┌─ The data

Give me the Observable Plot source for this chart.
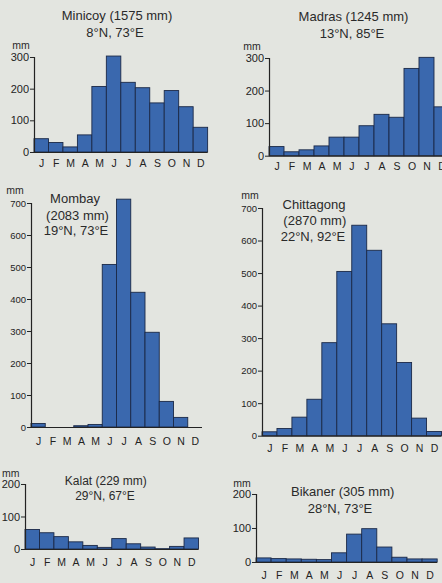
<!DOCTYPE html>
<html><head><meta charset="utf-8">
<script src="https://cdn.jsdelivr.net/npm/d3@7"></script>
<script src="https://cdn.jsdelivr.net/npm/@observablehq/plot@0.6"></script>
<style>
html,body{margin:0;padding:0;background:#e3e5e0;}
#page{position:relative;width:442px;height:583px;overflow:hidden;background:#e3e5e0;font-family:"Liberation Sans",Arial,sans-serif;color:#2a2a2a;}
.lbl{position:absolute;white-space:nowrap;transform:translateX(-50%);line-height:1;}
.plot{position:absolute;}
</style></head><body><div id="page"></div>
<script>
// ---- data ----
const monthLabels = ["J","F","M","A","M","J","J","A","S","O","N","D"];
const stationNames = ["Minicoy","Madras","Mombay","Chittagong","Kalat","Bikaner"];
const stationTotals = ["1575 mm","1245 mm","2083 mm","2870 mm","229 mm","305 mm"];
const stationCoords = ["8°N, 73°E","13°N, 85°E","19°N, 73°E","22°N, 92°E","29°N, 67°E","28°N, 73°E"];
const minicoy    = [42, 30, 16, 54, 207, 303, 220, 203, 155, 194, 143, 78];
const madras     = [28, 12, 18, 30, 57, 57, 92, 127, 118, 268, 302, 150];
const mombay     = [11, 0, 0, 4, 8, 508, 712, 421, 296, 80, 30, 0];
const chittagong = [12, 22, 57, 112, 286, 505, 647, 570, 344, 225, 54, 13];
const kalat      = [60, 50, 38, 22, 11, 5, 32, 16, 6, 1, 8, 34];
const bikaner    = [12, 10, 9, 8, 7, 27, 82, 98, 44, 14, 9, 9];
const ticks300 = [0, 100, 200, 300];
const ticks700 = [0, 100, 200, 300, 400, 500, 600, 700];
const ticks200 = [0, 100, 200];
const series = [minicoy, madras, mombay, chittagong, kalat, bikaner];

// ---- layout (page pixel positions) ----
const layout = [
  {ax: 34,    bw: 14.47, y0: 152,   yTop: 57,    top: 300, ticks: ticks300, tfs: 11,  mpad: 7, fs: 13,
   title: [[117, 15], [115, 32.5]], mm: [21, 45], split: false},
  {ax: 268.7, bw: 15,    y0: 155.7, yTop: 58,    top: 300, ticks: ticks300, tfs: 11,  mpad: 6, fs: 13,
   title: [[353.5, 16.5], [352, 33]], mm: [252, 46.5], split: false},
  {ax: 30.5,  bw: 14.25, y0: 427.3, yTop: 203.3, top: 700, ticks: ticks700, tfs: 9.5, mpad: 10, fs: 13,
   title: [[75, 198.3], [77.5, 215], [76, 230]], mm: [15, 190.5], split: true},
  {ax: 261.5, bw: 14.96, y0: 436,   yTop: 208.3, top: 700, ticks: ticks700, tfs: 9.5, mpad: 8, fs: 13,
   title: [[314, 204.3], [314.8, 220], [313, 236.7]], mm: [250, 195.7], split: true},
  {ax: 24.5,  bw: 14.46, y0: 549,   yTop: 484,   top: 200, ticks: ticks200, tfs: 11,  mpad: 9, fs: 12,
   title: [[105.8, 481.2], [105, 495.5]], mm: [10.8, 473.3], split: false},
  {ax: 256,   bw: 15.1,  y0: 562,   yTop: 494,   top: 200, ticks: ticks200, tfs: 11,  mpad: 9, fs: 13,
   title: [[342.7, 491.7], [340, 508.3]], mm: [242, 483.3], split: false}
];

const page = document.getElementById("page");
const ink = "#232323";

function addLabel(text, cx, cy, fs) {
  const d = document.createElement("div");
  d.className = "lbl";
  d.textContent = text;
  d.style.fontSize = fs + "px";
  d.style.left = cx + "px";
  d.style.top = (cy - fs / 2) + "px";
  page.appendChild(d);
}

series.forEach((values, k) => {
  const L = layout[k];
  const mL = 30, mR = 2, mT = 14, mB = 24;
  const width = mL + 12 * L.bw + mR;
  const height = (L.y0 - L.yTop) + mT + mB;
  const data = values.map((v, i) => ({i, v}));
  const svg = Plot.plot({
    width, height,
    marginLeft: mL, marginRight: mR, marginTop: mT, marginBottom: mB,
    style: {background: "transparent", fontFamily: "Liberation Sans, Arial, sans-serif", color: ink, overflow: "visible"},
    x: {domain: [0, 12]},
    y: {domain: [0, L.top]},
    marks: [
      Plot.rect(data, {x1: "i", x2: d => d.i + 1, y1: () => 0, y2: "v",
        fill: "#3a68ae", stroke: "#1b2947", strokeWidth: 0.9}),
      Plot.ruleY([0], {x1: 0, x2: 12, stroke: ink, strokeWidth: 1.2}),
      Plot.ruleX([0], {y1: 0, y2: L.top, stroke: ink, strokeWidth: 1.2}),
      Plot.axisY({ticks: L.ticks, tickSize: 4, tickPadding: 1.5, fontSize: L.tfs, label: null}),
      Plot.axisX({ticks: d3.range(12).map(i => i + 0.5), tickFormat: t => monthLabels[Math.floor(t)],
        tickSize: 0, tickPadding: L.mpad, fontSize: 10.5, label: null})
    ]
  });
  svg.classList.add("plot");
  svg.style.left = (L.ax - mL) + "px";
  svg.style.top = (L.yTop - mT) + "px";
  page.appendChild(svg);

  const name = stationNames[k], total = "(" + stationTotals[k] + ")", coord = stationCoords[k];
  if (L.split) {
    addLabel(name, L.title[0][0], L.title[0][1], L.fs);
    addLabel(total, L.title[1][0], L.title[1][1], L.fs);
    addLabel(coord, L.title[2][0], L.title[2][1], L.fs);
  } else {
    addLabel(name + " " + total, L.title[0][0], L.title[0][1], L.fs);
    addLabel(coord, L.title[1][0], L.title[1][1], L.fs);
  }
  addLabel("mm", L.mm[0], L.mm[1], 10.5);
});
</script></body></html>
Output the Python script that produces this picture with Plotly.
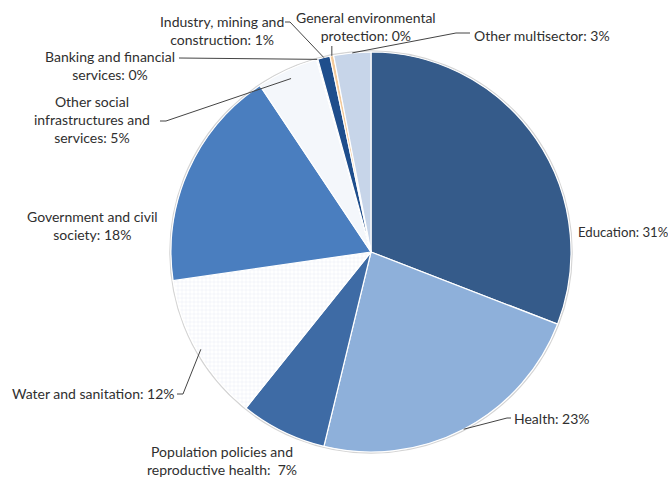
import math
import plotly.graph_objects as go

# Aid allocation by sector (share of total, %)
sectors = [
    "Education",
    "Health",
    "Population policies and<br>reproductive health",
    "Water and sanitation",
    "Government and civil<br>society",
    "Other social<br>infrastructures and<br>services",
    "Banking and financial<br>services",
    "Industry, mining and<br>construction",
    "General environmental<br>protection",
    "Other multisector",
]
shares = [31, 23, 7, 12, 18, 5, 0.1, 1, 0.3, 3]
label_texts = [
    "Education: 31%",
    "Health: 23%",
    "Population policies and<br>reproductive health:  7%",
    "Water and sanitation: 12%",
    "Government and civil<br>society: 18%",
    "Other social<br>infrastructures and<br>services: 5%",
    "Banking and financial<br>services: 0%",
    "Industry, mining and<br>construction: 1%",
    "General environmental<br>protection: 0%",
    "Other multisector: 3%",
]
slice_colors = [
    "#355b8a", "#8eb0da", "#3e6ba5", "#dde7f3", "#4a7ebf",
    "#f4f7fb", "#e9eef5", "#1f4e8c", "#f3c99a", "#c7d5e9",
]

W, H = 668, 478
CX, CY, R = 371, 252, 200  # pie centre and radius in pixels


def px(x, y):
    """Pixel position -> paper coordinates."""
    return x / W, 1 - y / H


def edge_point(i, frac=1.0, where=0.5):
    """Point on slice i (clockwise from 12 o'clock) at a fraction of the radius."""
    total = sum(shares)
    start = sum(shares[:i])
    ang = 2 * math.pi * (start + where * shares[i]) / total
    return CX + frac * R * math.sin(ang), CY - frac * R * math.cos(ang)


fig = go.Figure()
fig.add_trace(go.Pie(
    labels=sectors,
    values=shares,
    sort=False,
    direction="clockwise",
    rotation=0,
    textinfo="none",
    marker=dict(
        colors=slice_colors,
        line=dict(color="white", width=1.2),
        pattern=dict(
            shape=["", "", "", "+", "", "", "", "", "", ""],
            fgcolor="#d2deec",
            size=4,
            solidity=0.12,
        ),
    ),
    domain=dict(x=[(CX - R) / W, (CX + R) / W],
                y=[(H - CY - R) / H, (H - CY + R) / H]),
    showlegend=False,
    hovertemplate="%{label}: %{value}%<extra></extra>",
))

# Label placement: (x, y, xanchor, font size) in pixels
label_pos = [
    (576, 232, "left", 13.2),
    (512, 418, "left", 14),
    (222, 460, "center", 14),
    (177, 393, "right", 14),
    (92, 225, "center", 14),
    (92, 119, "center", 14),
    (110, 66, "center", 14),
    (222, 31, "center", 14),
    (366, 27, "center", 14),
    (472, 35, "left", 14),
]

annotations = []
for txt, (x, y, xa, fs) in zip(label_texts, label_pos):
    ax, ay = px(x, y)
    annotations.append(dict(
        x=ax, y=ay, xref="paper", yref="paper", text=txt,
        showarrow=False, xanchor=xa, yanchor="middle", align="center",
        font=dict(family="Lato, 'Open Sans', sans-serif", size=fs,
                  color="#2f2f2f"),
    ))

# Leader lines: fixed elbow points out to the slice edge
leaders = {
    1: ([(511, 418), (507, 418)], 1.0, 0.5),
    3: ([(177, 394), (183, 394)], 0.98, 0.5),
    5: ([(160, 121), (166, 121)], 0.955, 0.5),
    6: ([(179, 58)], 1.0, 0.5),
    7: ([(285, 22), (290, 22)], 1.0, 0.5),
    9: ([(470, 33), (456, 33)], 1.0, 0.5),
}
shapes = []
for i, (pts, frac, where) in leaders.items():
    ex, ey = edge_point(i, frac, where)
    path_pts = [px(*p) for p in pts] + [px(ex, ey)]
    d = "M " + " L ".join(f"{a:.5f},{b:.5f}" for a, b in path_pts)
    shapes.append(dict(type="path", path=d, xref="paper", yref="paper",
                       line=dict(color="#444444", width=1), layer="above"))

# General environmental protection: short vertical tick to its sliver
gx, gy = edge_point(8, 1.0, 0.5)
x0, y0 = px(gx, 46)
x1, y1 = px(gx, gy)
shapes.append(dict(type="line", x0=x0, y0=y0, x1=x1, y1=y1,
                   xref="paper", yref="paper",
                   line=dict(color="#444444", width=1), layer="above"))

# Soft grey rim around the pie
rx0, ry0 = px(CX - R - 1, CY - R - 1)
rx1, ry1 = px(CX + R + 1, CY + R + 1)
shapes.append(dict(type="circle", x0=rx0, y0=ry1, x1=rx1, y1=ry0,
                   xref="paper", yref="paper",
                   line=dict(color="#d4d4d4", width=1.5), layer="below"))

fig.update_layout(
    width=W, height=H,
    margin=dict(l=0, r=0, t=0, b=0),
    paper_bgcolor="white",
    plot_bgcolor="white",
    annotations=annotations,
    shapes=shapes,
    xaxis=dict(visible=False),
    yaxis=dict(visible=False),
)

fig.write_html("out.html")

└─

→ Task to complete: Print everything from the line with "Output the Python" down to the line with "import plotly.graph_objects as go", both included, exactly as written and without the pictures.

→ Written solution:
Output the Python script that produces this picture with Plotly.
import math
import plotly.graph_objects as go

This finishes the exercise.